It’s believed the poachers broke into the sanctuary last week and poisoned the two big cats, who died as a result. At this stage, the motive for the poaching is unclear.
The co-founders of Emoya, Minunette Heuser and her daughter Savannah, described their devastation and grief as their “heart being torn in two”.
“They (the killers) have broken my heart. They have broken Savannah’s heart. This is not just another poaching incident. We are going to unite, stronger than ever, and bring to justice the perpetrators who murdered our two beloved boys, José and Liso,” Minunette said.
She said both lions had special needs as they were visually impaired and brain damaged. Despite being heartbroken, the formidable pair said these killers “will never break our spirit and the spirit of freedom that ADI (Animal Defenders International) has fought so hard for”.
“We are angry and are not going to take this lying down. We are standing together, every sanctuary, every conservationist, every friend of ADI and Emoya - every one of us - we stand together against illicit wildlife trade,” she said.
The Heusers made it clear they have 24-hour security and armed patrols and have taken immediate and added measures to safeguard their big cats and sanctuary as investigations by police and anti-poaching units continue.
“The terrible slaughter of wildlife in South Africa and the rest of Africa continues to reach desperate proportions,” said an emotional Savannah.
“Poachers are getting bolder and every wildlife refuge, sanctuary and park has now become a target - it is time for us all to stand together,” she said.
Last year, after the 33 lions were moved to South Africa, The Star visited the sanctuary and spent time with the Heusers and some of the rescued big cats, learning about their disabilities and the incredible work Emoya has done in conjunction with ADI, who rescued the lions and facilitated the move to the sanctuary.

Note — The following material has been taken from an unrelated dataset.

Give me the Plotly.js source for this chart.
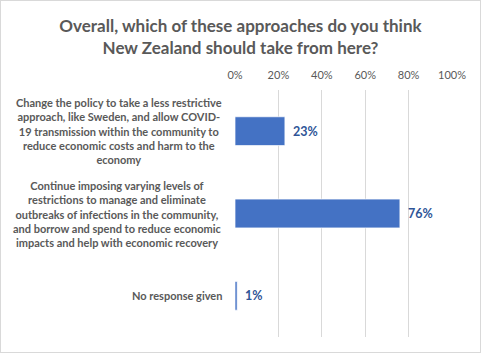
<!DOCTYPE html>
<html>
<head>
<meta charset="utf-8">
<script src="https://cdn.plot.ly/plotly-3.0.1.min.js"></script>
<style>
  html, body { margin: 0; padding: 0; background: #fff; }
  #chart { width: 479px; height: 351px; border: 1px solid #D9D9D9; }
</style>
</head>
<body>
<div id="chart"></div>
<script>
const categories = [
  "Change the policy to take a less restrictive<br>approach, like Sweden, and allow COVID-<br>19 transmission within the community to<br>reduce economic costs and harm to the<br>economy",
  "Continue imposing varying levels of<br>restrictions to manage and eliminate<br>outbreaks of infections in the community,<br>and borrow and spend to reduce economic<br>impacts and help with economic recovery",
  "No response given"
];
const values = [0.23, 0.76, 0.01];
const valueLabels = ["23%", "76%", "1%"];
const tickVals = [0, 0.2, 0.4, 0.6, 0.8, 1.0];
const tickText = ["0%", "20%", "40%", "60%", "80%", "100%"];

const FONT = "Lato, 'Open Sans', sans-serif";
const catIdx = categories.map((c, i) => i);

const trace = {
  type: "bar",
  orientation: "h",
  x: values,
  y: catIdx,
  width: 0.35,
  marker: { color: "#4472C4", line: { color: "rgba(255,255,255,0.7)", width: 1 } },
  hoverinfo: "skip"
};

const annotations = [];
categories.forEach((c, i) => {
  annotations.push({
    text: c, xref: "paper", x: -0.05, xanchor: "right",
    yref: "y", y: i, yanchor: "middle", align: "center",
    showarrow: false,
    font: { family: FONT, size: 11, color: "#595959", weight: "bold" }
  });
  annotations.push({
    text: valueLabels[i], xref: "x", x: values[i], xanchor: "left", xshift: 6,
    yref: "y", y: i, yanchor: "middle", showarrow: false,
    font: { family: FONT, size: 12.5, color: "#2F5597", weight: "bold" }
  });
});

const layout = {
  width: 479, height: 351,
  margin: { l: 234, r: 28, t: 89, b: 15, pad: 0 },
  paper_bgcolor: "#ffffff", plot_bgcolor: "#ffffff",
  showlegend: false,
  title: {
    text: "Overall, which of these approaches do you think<br>New Zealand should take from here?",
    x: 0.5, xanchor: "center", xref: "container",
    y: 0.911, yanchor: "middle", yref: "container",
    font: { family: FONT, size: 17, color: "#595959", weight: "bold" }
  },
  xaxis: {
    side: "top", range: [0, 1], tickvals: tickVals, ticktext: tickText,
    showgrid: true, gridcolor: "#D9D9D9", gridwidth: 1,
    zeroline: false, showline: false, ticks: "",
    ticklabelstandoff: 8,
    tickfont: { family: FONT, size: 11, color: "#595959" },
    fixedrange: true
  },
  yaxis: {
    range: [2.5, -0.5], showticklabels: false, showgrid: false,
    zeroline: false, showline: false, ticks: "", fixedrange: true
  },
  annotations: annotations
};

Plotly.newPlot("chart", [trace], layout, { displayModeBar: false, staticPlot: true });
</script>
</body>
</html>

In a statement released on Sunday, ADI deemed it “an evil attack”. “This cowardly killing of two sweet, elderly lions, one of whom had suffered brain damage from blows to the head in the circus, must not be left unpunished.
“The safety of the remaining lions is our top priority. ADI and Emoya are reviewing all security measures. Armed guards are in place and a range of additional security measures are being evaluated, including evacuation if necessary,” said ADI president Jan Creamer.